The COVID-19 pandemic likely plunged you into a world — specifically, the world of vaccine development — that you didn’t know much about before. Maybe you’ve learned that vaccines typically take years to produce. Or maybe you’ve found yourself wondering how the roughly 200 SARS-CoV-2 vaccines in development are supposed to work.

Essentially, a vaccine needs to trick your immune system into thinking there’s an infection. That way, you’ll develop an arsenal of tactics to kill off the pathogen, should it ever show up in your body. Live vaccines release a somewhat nonfunctional version of the virus into the body. If researchers tamper with it just right, the modified virus can still provoke your immune system without getting you sick. One way to sap a virus of some of its power is to grow it in another species, the way researchers used chick embryo cells to create the measles vaccine. Developers can also neutralize the virus by exposing it to heat or chemicals like formaldehyde, creating what’s known as an inactivated vaccine.

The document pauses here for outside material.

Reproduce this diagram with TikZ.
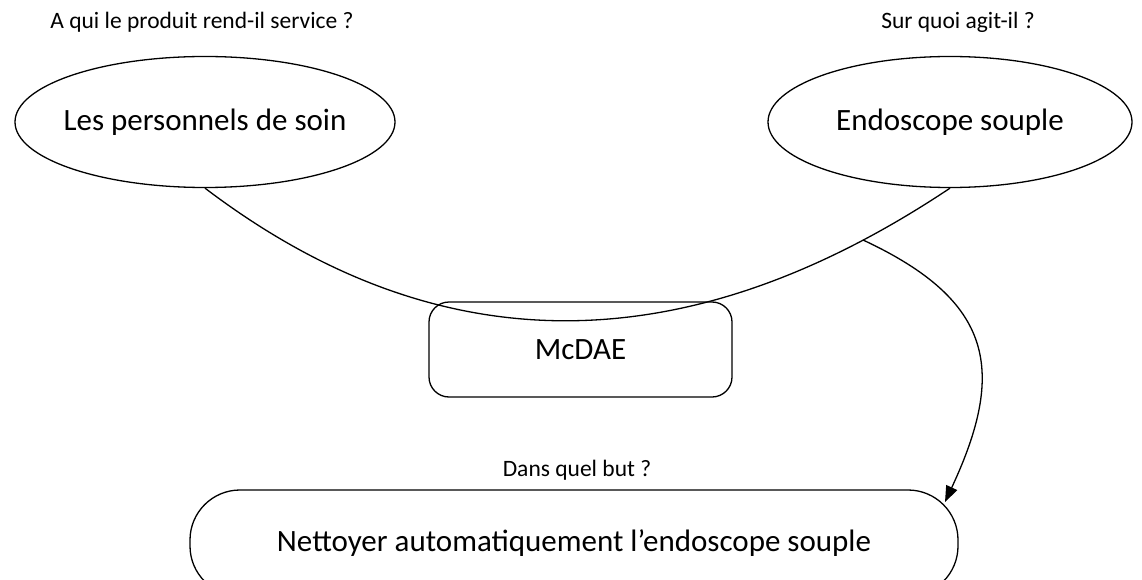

There are also vaccines that make your own cells produce the crucial proteins that help fight a virus. Two of these are called DNA vaccines and RNA vaccines. DNA varieties can push the SARS-CoV-2 spike protein gene into your cells. Once it’s there, the DNA is treated like your own genetic information.

Your bodies make RNA — temporary copies of the gene — and from that template build the viral proteins. RNA vaccines, on the other hand, cut out a few steps in the production process: These vaccines provide the RNA pattern as is, and cells assemble proteins from there.

For an RNA or DNA vaccine to successfully work, it’s crucial that the genetic material gets inside your cells to the protein-generating machinery that will properly proliferate the viral protein. Sometimes, vaccine developers make sure this happens by tucking the DNA or RNA into the genome of another virus, using that pathogen as a kind of shipping container. These are called viral vector vaccines. Don’t worry, you don’t get sick from the delivery — researchers disable the virus to prevent that from happening.

It’s also possible to create a vaccine that does not force cells to make viral proteins, but instead delivers the proteins directly. Some companies are working on these kinds of SARS-CoV-2 vaccines, a category generally called protein-based vaccines.

On the whole, vaccine developers spend a lot of time at the drawing board. The complexity of the immune system makes it a tough beast to wrangle. When it comes to SARS-CoV-2, any of these vaccine types could emerge from the pack — and ultimately help keep COVID-19 at bay.